* [Stated task]: Check each line of the records below and collect those that include the word "page".
#####
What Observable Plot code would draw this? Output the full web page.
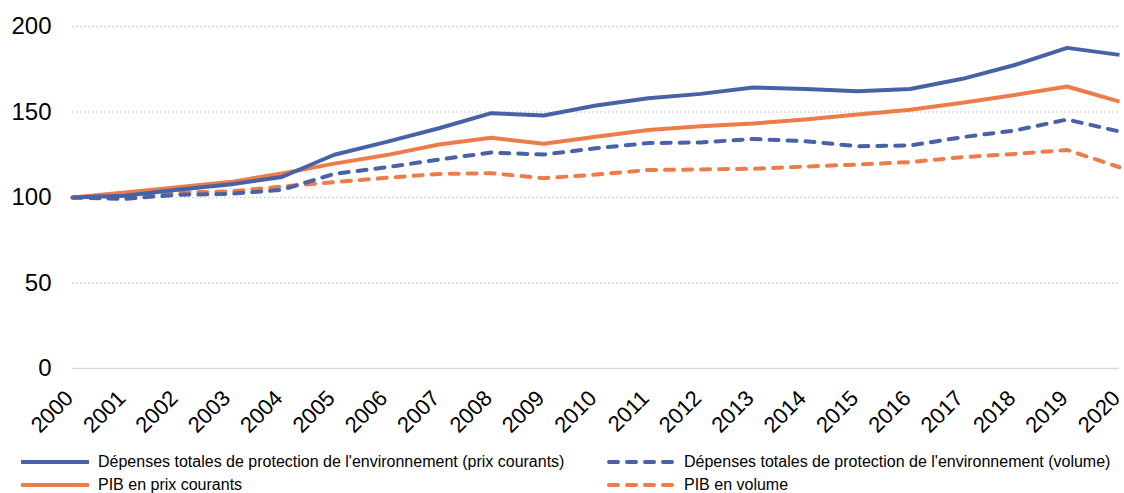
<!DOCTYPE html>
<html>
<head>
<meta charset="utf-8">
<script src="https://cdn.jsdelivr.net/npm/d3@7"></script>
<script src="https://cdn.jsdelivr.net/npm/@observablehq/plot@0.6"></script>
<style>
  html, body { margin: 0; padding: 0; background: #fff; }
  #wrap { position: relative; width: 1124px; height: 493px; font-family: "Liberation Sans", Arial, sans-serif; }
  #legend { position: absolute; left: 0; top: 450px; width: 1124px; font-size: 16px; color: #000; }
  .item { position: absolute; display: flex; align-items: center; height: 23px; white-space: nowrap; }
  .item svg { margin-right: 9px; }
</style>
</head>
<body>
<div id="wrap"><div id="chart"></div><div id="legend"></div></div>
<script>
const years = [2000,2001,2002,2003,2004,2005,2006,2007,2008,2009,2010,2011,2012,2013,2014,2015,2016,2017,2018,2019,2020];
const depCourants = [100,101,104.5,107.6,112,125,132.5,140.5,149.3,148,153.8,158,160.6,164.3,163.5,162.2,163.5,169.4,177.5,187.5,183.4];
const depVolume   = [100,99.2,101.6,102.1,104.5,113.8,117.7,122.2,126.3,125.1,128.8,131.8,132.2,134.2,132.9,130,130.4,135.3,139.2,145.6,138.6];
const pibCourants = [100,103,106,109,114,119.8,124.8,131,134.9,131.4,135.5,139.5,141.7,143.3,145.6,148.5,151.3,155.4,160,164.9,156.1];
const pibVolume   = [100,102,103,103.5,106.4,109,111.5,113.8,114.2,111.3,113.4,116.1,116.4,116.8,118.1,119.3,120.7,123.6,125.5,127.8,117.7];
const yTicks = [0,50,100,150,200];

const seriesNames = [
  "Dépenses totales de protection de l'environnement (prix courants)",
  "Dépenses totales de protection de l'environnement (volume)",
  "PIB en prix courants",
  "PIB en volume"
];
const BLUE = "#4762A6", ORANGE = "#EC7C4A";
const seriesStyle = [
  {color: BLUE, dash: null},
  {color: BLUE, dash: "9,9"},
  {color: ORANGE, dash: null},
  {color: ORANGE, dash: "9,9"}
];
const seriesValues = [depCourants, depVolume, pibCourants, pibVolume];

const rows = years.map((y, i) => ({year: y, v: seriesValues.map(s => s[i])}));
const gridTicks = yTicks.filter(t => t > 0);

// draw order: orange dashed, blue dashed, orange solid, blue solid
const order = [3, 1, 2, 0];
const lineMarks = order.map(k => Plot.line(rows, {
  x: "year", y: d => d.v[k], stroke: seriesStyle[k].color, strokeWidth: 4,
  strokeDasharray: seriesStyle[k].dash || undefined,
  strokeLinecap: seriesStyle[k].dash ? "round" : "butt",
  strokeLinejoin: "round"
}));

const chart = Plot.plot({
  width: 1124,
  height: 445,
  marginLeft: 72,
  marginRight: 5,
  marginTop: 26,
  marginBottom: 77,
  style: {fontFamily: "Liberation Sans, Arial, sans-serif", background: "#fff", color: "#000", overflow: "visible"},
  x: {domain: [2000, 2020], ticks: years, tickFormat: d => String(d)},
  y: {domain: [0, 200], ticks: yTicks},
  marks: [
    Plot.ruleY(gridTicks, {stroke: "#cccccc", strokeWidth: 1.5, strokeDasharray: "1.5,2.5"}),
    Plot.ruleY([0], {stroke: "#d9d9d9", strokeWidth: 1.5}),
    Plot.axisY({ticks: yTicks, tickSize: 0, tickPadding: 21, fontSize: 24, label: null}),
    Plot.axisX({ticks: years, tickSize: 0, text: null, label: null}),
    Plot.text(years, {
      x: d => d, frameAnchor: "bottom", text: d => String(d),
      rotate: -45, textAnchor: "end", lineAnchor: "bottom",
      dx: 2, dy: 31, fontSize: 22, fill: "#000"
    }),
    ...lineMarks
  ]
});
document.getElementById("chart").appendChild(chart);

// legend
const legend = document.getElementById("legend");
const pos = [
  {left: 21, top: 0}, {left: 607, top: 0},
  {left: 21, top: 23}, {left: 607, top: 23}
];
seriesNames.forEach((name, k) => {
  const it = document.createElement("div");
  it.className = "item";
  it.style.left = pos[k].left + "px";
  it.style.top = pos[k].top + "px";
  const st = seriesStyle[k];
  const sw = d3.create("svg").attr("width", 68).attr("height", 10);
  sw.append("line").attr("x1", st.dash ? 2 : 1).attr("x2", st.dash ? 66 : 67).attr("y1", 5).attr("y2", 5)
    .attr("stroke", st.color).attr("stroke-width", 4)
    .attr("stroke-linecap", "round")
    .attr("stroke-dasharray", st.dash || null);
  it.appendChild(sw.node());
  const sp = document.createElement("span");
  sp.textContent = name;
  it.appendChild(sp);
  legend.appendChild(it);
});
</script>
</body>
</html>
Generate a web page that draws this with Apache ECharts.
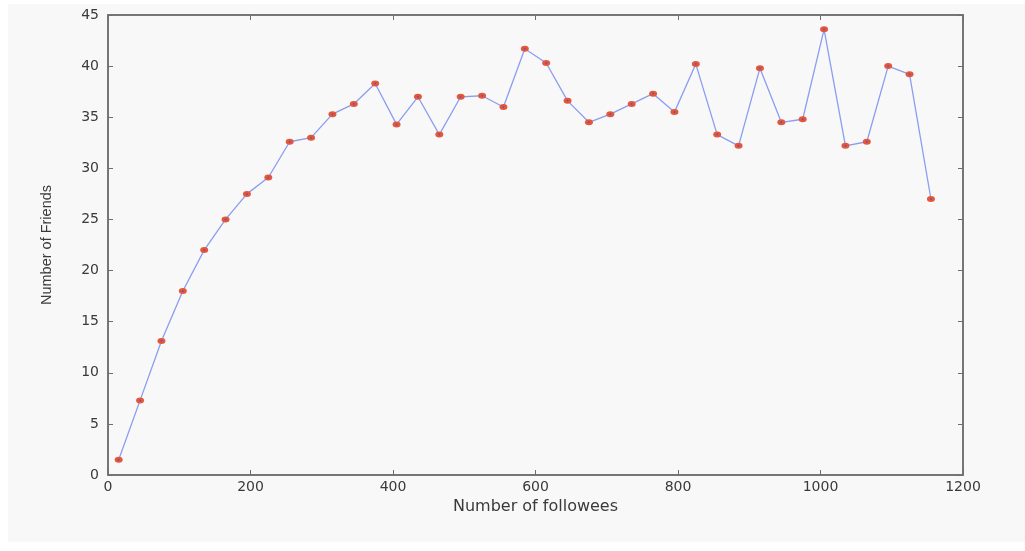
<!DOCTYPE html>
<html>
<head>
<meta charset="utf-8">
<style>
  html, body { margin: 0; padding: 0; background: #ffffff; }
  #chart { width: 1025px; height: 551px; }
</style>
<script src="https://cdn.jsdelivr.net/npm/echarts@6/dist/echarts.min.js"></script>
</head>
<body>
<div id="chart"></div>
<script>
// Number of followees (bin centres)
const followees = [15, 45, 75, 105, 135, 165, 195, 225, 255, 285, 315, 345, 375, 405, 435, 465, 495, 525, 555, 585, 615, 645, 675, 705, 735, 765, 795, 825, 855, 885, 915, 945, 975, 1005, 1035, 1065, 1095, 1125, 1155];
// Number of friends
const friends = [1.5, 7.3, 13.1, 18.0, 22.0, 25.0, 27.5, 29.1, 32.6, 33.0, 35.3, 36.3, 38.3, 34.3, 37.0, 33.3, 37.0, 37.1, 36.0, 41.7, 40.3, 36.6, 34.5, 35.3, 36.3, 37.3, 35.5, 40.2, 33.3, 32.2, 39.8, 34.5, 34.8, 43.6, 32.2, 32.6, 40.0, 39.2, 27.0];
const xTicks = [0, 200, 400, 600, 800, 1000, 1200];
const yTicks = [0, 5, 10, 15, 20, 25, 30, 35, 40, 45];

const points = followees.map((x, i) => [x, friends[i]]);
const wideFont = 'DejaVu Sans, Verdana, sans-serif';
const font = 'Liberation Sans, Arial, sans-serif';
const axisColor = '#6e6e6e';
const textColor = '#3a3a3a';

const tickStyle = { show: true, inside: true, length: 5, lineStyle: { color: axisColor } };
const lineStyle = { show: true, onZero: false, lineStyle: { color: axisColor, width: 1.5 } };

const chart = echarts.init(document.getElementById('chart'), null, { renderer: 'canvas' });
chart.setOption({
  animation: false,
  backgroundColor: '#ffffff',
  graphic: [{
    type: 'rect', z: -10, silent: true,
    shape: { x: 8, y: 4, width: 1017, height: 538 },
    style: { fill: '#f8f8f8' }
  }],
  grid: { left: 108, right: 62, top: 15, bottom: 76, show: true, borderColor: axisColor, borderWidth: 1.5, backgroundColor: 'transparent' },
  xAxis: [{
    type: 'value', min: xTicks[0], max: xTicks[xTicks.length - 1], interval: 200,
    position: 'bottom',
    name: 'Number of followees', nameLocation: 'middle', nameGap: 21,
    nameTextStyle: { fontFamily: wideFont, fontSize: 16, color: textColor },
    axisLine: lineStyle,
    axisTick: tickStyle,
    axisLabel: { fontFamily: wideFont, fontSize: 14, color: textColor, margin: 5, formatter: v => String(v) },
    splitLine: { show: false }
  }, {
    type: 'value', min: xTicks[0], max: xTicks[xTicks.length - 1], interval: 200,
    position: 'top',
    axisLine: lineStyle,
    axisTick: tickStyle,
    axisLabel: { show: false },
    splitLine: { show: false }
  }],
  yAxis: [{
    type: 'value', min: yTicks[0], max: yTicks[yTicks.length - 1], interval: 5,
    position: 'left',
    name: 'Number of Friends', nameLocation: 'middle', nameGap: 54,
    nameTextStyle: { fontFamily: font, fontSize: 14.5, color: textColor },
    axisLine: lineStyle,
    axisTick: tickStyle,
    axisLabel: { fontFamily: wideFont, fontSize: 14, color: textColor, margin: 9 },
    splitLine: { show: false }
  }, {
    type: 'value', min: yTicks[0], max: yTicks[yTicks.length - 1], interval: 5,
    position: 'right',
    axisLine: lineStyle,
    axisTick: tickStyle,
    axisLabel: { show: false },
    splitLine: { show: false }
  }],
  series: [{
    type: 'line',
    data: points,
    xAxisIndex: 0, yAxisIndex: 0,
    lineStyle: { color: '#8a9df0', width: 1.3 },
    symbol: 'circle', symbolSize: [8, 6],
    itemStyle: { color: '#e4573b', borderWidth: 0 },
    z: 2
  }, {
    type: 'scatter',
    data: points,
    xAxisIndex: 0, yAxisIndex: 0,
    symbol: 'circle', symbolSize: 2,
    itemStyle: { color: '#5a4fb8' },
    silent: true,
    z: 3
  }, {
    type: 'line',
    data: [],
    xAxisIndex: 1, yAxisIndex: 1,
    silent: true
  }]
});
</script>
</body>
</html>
#####
* [Solution to this problem]:
What Observable Plot code would draw this? Output the full web page.
Generate a web page that draws this with Apache ECharts.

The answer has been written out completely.